November 14, 2018
A recent Law 360 story by John Petrick, “Ex-UBS Analyst Seeks $3.2M in Atty Fees After $1M Jury Win,” reports that an ex-UBS analyst who won a nearly $1 million verdict in his whistleblower suit against his former employer asked a New York federal judge this week to award him $3.2 million in attorneys’ fees, saying that federal securities law requires the bank to fork over the funds. Two law firms that represented former UBS analyst Trevor Murray, who emerged victorious from a nearly seven-year fight with the bank after he alleged he was fired in 2012 for complaining he was being pressured to falsely report better market conditions to boost UBS’ revenue numbers and impress investors, each asked for fees for their work on the case, according to filings.

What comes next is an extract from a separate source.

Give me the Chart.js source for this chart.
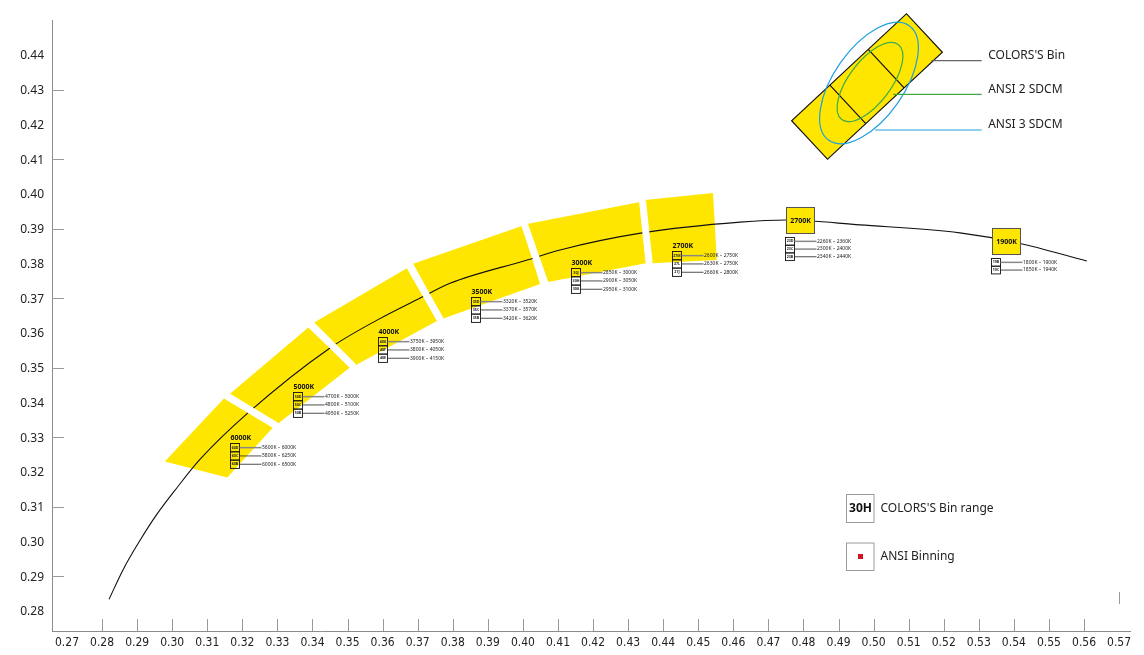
<!DOCTYPE html>
<html>
<head>
<meta charset="utf-8">
<script src="https://cdn.jsdelivr.net/npm/chart.js@4.4.1/dist/chart.umd.min.js"></script>
<style>
  html, body { margin: 0; padding: 0; background: #fff; }
  #wrap { width: 1144px; height: 655px; }
</style>
</head>
<body>
<div id="wrap"><canvas id="cie" width="1144" height="655"></canvas></div>
<script>
// axis tick labels
const xTickLabels = ['0.27','0.28','0.29','0.30','0.31','0.32','0.33','0.34','0.35','0.36','0.37','0.38','0.39','0.40','0.41','0.42',
                     '0.43','0.44','0.45','0.46','0.47','0.48','0.49','0.50','0.51','0.52','0.53','0.54','0.55','0.56','0.57'];
const yTickLabels = ['0.28','0.29','0.30','0.31','0.32','0.33','0.34','0.35','0.36','0.37','0.38','0.39','0.40','0.41','0.42','0.43','0.44'];

// black-body locus (x, y)
const locusX = [0.2820, 0.2861, 0.2908, 0.2956, 0.3013, 0.3079, 0.3216, 0.3450, 0.3584, 0.3716, 0.3792,
                0.4012, 0.4106, 0.4340, 0.4619, 0.4753, 0.4961, 0.5246, 0.5412, 0.5608];
const locusY = [0.2834, 0.2921, 0.3003, 0.3078, 0.3154, 0.3236, 0.3370, 0.3557, 0.3637, 0.3705, 0.3743,
                0.3810, 0.3839, 0.3888, 0.3919, 0.3925, 0.3911, 0.3888, 0.3859, 0.3807];

// yellow bin areas, four corners each
const bandX = [
  [0.2979, 0.3148, 0.3288, 0.3157],
  [0.3165, 0.3388, 0.3507, 0.3303],
  [0.3405, 0.3669, 0.3756, 0.3524],
  [0.3687, 0.3997, 0.4049, 0.3773],
  [0.4012, 0.4334, 0.4351, 0.4072],
  [0.4348, 0.4542, 0.4553, 0.4368]
];
const bandY = [
  [0.3230, 0.3412, 0.3329, 0.3184],
  [0.3425, 0.3616, 0.3501, 0.3340],
  [0.3630, 0.3786, 0.3635, 0.3508],
  [0.3799, 0.3908, 0.3741, 0.3642],
  [0.3914, 0.3977, 0.3801, 0.3747],
  [0.3983, 0.4003, 0.3810, 0.3801]
];

// white separations between the bins
const gapX = [[0.3156, 0.3295], [0.3397, 0.3516], [0.3678, 0.3764], [0.4005, 0.4062], [0.4341, 0.4360]];
const gapY = [[0.3418, 0.3334], [0.3623, 0.3504], [0.3792, 0.3639], [0.3911, 0.3745], [0.3980, 0.3801]];

// bin label groups
const binNames = ['6000K', '5000K', '4000K', '3500K', '3000K', '2700K', '2700K', '1900K'];
const binBoxed = [false, false, false, false, false, false, true, true];
const binX = [0.3165, 0.3344, 0.3588, 0.3852, 0.4137, 0.4424, 0.4747, 0.5334];
const binY = [0.3283, 0.3431, 0.3589, 0.3705, 0.3786, 0.3836, 0.3877, 0.3815];
const binCodes = [
  ['60D', '60C', '60B'],
  ['50D', '50C', '50B'],
  ['40G', '40F', '40E'],
  ['35D', '35C', '35B'],
  ['30J', '30H', '30G'],
  ['27M', '27L', '27J'],
  ['23D', '23C', '23B'],
  ['19B', '19C']
];
const binRanges = [
  ['5600K – 6000K', '5800K – 6250K', '6000K – 6500K'],
  ['4700K – 5000K', '4800K – 5100K', '4950K – 5250K'],
  ['3750K – 3950K', '3800K – 4050K', '3900K – 4150K'],
  ['3320K – 3520K', '3370K – 3570K', '3420K – 3620K'],
  ['2850K – 3000K', '2900K – 3050K', '2950K – 3100K'],
  ['2600K – 2750K', '2630K – 2750K', '2660K – 2800K'],
  ['2260K – 2360K', '2300K – 2400K', '2340K – 2440K'],
  ['1800K – 1900K', '1850K – 1940K']
];

const legendNames = ["COLORS'S Bin", 'ANSI 2 SDCM', 'ANSI 3 SDCM'];

const YELLOW = 'rgb(255,230,0)';
const BLUE = 'rgb(30,160,225)';
const GREEN = 'rgb(60,170,75)';
const SANS = "'Noto Sans', 'Open Sans', sans-serif";

const xTickValues = xTickLabels.map(Number);
const yTickValues = yTickLabels.map(Number);
const pts = (xs, ys) => xs.map((x, i) => ({ x: x, y: ys[i] }));

const datasets = [];
bandX.forEach((xs, i) => {
  datasets.push({
    data: pts(xs.concat([xs[0]]), bandY[i].concat([bandY[i][0]])),
    borderWidth: 0, borderColor: YELLOW, backgroundColor: YELLOW,
    fill: 'shape', pointRadius: 0, tension: 0, order: 10
  });
});
datasets.push({
  data: pts(locusX, locusY),
  borderColor: '#111', borderWidth: 1.1, fill: false, pointRadius: 0,
  cubicInterpolationMode: 'monotone', order: 5
});
gapX.forEach((xs, i) => {
  datasets.push({
    data: pts(xs, gapY[i]),
    borderColor: '#fff', borderWidth: 7, fill: false, pointRadius: 0, order: 1
  });
});

const overlay = {
  id: 'overlay',
  afterDatasetsDraw(chart) {
    const ctx = chart.ctx;
    const xs = chart.scales.x, ys = chart.scales.y;
    const area = chart.chartArea;
    ctx.save();

    // inner tick marks
    ctx.strokeStyle = '#9a9a9a';
    ctx.lineWidth = 1;
    ctx.beginPath();
    xTickValues.forEach(v => {
      if (v < 0.275 || v > 0.565) return;
      const p = Math.round(xs.getPixelForValue(v)) + 0.5;
      ctx.moveTo(p, area.bottom); ctx.lineTo(p, area.bottom - 12);
    });
    yTickValues.forEach((v, i) => {
      if (i % 2 === 0) return;
      const p = Math.round(ys.getPixelForValue(v)) + 0.5;
      ctx.moveTo(area.left, p); ctx.lineTo(area.left + 12, p);
    });
    const p57 = Math.round(xs.getPixelForValue(0.57)) + 0.5;
    ctx.moveTo(p57, ys.getPixelForValue(0.2855)); ctx.lineTo(p57, ys.getPixelForValue(0.2820));
    ctx.stroke();

    // bin label groups
    binNames.forEach((name, i) => {
      const px = Math.round(xs.getPixelForValue(binX[i])) + 0.5;
      const py = Math.round(ys.getPixelForValue(binY[i])) + 0.5;
      const rh = binBoxed[i] ? 7.7 : 8.3;
      ctx.textBaseline = 'middle';
      if (binBoxed[i]) {
        ctx.fillStyle = YELLOW;
        ctx.fillRect(px + 1, py - 30, 28, 26);
        ctx.strokeStyle = '#555';
        ctx.lineWidth = 1;
        ctx.strokeRect(px + 1, py - 30, 28, 26);
        ctx.fillStyle = '#111';
        ctx.font = 'bold 7px ' + SANS;
        ctx.textAlign = 'center';
        ctx.fillText(name, px + 15, py - 17);
      } else {
        ctx.fillStyle = '#111';
        ctx.font = 'bold 7px ' + SANS;
        ctx.textAlign = 'left';
        ctx.fillText(name, px, py - 5.5);
      }
      binCodes[i].forEach((code, r) => {
        const top = py + r * rh;
        const mid = top + rh / 2;
        ctx.strokeStyle = '#111';
        ctx.lineWidth = 0.9;
        ctx.strokeRect(px, top, 9, rh);
        ctx.fillStyle = '#222';
        ctx.font = 'bold 3.6px ' + SANS;
        ctx.textAlign = 'center';
        ctx.fillText(code, px + 4.5, mid);
        ctx.beginPath();
        ctx.strokeStyle = r === 0 ? '#888' : '#222';
        ctx.lineWidth = r === 0 ? 1.5 : 0.8;
        ctx.moveTo(px + 9, mid); ctx.lineTo(px + 31, mid);
        ctx.stroke();
        ctx.font = '5px ' + SANS;
        ctx.textAlign = 'left';
        ctx.fillText(binRanges[i][r], px + 31.5, mid);
      });
    });

    // schematic at top right
    const cx = area.right - 263, cy = area.top + 66.5;
    ctx.save();
    ctx.translate(cx, cy);
    ctx.rotate(-43 * Math.PI / 180);
    ctx.fillStyle = YELLOW;
    ctx.fillRect(-78.5, -26.3, 157, 52.6);
    ctx.strokeStyle = '#111';
    ctx.lineWidth = 1.2;
    ctx.strokeRect(-78.5, -26.3, 157, 52.6);
    ctx.beginPath();
    ctx.moveTo(-26.2, -26.3); ctx.lineTo(-26.2, 26.3);
    ctx.moveTo(26.2, -26.3); ctx.lineTo(26.2, 26.3);
    ctx.stroke();
    ctx.restore();
    ctx.lineWidth = 1.2;
    ctx.strokeStyle = GREEN;
    ctx.beginPath();
    ctx.ellipse(cx + 3, cy - 4.5, 47, 21, -53 * Math.PI / 180, 0, Math.PI * 2);
    ctx.stroke();
    ctx.strokeStyle = BLUE;
    ctx.beginPath();
    ctx.ellipse(cx + 2, cy - 3.5, 70, 35, -55 * Math.PI / 180, 0, Math.PI * 2);
    ctx.stroke();

    const lx = area.right - 148.3;
    const rows = [[cx + 64.5, 40.7, '#666'], [cx + 26, 74.3, GREEN], [cx + 8, 110, BLUE]];
    ctx.font = '12px ' + SANS;
    ctx.textAlign = 'left';
    rows.forEach((r, i) => {
      ctx.strokeStyle = r[2];
      ctx.lineWidth = 1.2;
      ctx.beginPath();
      ctx.moveTo(r[0], area.top + r[1]); ctx.lineTo(lx, area.top + r[1]);
      ctx.stroke();
      ctx.fillStyle = '#222';
      ctx.fillText(legendNames[i], lx + 6.5, area.top + r[1] - 5);
    });

    // bottom right key
    const kx = area.right - 283.5, ky = area.top + 474.5;
    ctx.strokeStyle = '#9a9a9a';
    ctx.lineWidth = 1;
    ctx.strokeRect(kx, ky, 27.5, 28);
    ctx.strokeRect(kx, ky + 48.5, 27.5, 27.5);
    ctx.fillStyle = '#111';
    ctx.font = 'bold 12px ' + SANS;
    ctx.textAlign = 'center';
    ctx.fillText('30H', kx + 14, ky + 14.5);
    ctx.fillStyle = '#d2141e';
    ctx.fillRect(kx + 11.5, ky + 59.5, 5, 5);
    ctx.fillStyle = '#222';
    ctx.font = '12px ' + SANS;
    ctx.textAlign = 'left';
    ctx.fillText("COLORS'S Bin range", kx + 34, ky + 14.5);
    ctx.fillText('ANSI Binning', kx + 34, ky + 62);

    ctx.restore();
  }
};

new Chart(document.getElementById('cie').getContext('2d'), {
  type: 'line',
  data: { datasets: datasets },
  options: {
    responsive: false,
    animation: false,
    layout: { padding: { top: 20, right: 14, left: 0, bottom: 0 } },
    plugins: { legend: { display: false }, tooltip: { enabled: false } },
    scales: {
      x: {
        type: 'linear', min: 0.26572, max: 0.57311,
        afterBuildTicks: s => { s.ticks = xTickValues.map(v => ({ value: v })); },
        afterFit: s => { s.height = 24; },
        grid: { display: true, drawOnChartArea: false, drawTicks: false },
        border: { display: true, color: '#8c8c8c', width: 1 },
        ticks: {
          autoSkip: false, maxRotation: 0, padding: 5, color: '#222',
          font: { family: "'Liberation Sans Narrow', 'DejaVu Sans Condensed', sans-serif", size: 12 },
          callback: (v, i) => xTickLabels[i]
        }
      },
      y: {
        type: 'linear', min: 0.27424, max: 0.45007,
        afterBuildTicks: s => { s.ticks = yTickValues.map(v => ({ value: v })); },
        afterFit: s => { s.width = 52; },
        grid: { display: true, drawOnChartArea: false, drawTicks: false },
        border: { display: true, color: '#8c8c8c', width: 1 },
        ticks: {
          autoSkip: false, padding: 8, color: '#222', labelOffset: 1,
          font: { family: SANS, size: 12 },
          callback: (v, i) => yTickLabels[i]
        }
      }
    }
  },
  plugins: [overlay]
});
</script>
</body>
</html>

Now that he’s won a jury verdict in the case, the Sarbanes-Oxley Act provides that the company cover his legal bills from Broach & Stulberg LLP and Herbst Law PLLC, he said in the petitions. “For the entirety of Murray’s struggle, Broach & Stulberg has stood by his side, opposing every defense motion, persisting on his behalf and ultimately, winning and defending a favorable verdict,” Murray said in the petition on that firm’s fees.
Murray filed the lawsuit in February 2014, claiming UBS pressured him to skew his research to support the bank’s CMBS trading and loan origination activities and to report better conditions in the market because the commercial mortgage-backed securities line was a significant revenue generator. In late 2011, Murray allegedly told the bank’s head CMBS trader he was concerned that certain CMBS bonds were overvalued, according to the suit. But Murray was told not to publish anything negative about the bonds because they had been purchased by the UBS trading desk, he claims.
He was fired shortly thereafter, just a month after receiving what he said was an excellent performance review. UBS had pushed back hard against Murray’s contentions in court, including arguing in March 2016 that the Sarbanes-Oxley claims should fail because Murray was terminated as part of a downsizing that resulted from the global financial downturn’s financial impact in 2011. UBS also argued that Murray didn’t have a reasonable belief that the conduct he reported was a violation of applicable laws or regulations, and therefore the court should toss his claims.
But in March 2017, U.S. District Judge Katherine Polk Failla sided with Murray, finding he’d put forward sufficient evidence that he engaged in a protected activity and that the activity was a contributing factor to his termination, and sending the case to trial. After a three-week trial, a jury in Manhattan awarded Murray nearly $1 million, finding he was fired for refusing to skew his research to impress investors, according to filings in the case.
The Herbst law firm in a petition asked for $638,950 to cover attorneys’ fees and another $1,160.55 plus interest in costs, court records show. A day later, Broach & Stulberg filed a petition seeking about $2.6 million for their work on the case.
Peter Stack, a spokesman for UBS, told Law360 the company would challenge the fee bid, noting it was significantly higher than the verdict itself. “The claim of Mr. Murray's attorneys that their efforts should be valued at more than triple the jury's award to Mr. Murray is wholly unwarranted,” Stack said. “We look forward to addressing the matter in court.”
The case is Murray v. UBS Securities LLC et al., case number 1:14-cv-00927, in the U.S. District Court for the Southern District of New York.